The refinery, Alon USA, has permission to begin work on the project, but has said it will be on hold until at least next year, Garrison said. Alon is not a party to the lawsuit.

"We're asking EPA to object to the permit," Garrison said. "If they object, it would require the air district that approved the permit to revoke and amend it. It's our hope that the EPA will review the permit and see that it meets none of the requirements under the Clean Air Act."

Should the EPA not object to the permit, the plaintiffs can challenge that decision to keep the project from moving forward, Garrison said.

"But we can't do that until the EPA responds to the petition," he said in an interview. "We want to make sure the EPA moves the process forward one way or the other."

The San Joaquin Valley Air Pollution Control District approved an application from Alon's Bakersfield facility to restart crude refining and expand operations fivefold, to receive 208 tank cars of crude per day and up to 63.1 million barrels of crude a year. At full capacity, it will process up to 70,000 barrels a day, according to the complaint.

The Air District is a party to the complaint.

"Allowing the project to move forward will significantly increase harmful air pollution that will exacerbate the poor air quality and respiratory illnesses that plague San Joaquin Valley communities already unfairly burdened with industrial pollution," the groups say in the complaint.

The Bakersfield refinery has been mostly idle since 2008. In October 2013, Alon applied to the Air District to expand its crude rail terminal operations from 40 tank cars a day to 208 per day, according to the complaint.

If given the green light, the plaintiffs say, the project will significantly increase emissions of smog-producing nitrogen oxides and volatile organic compounds. The San Joaquin Valley already is at extreme nonattainment levels for smog.

Smog causes a host of severe health problems, including chronic respiratory illnesses, asthma and bronchitis, missed school and work days, increased emergency room visits, and raises the risk of premature death, according to the complaint.

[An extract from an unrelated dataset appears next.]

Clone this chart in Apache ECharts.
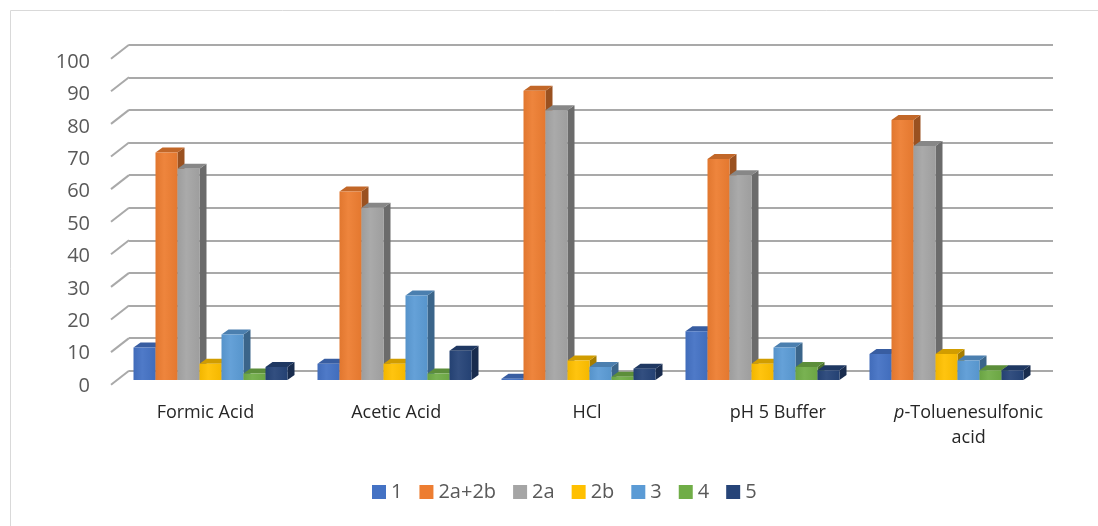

Under the Clean Air Act, major sources of air pollution must obtain operating permits through the Title V program that include mandatory pollution control requirements. It also requires EPA regional offices to monitor and periodically review permits and reject any permit that does not fully comply with the Act.

The Air District published its preliminary approval of the permit in October 2014, which included a request from the facility to submit the project under the EPA's 45-day review period.

During that time, the groups say, they petitioned the EPA to reject the permit on several grounds, including its failure to properly calculate the emissions increase due to a flawed emissions baseline; underestimation of the project's emission of volatile organic compounds; its improper exemption of certain heaters from emissions offset requirements; and its reliance on invalid emissions reduction credits.

The EPA had 60 days — until Feb. 16, 2015 — to respond to the groups' petition, but has not yet done so.

When the 45-day review period passed without objection from the EPA, the Air District approved the permit, in March 2015.

The groups sent the EPA a notice of their intent to sue in December 2015 for its failure to respond to their petition by the 60-day deadline, but the agency did not respond to that letter either, before the deadline expired.

The EPA did not respond to emailed requests for comment Thursday.

Plaintiffs include the Sierra Club and the Association of Irritated Residents. They seek declaratory judgment that the EPA violated its statutory duties and a court order compelling it to respond to their petition.

Their lead counsel is James Birkelund, with the Climate Change Law Foundation.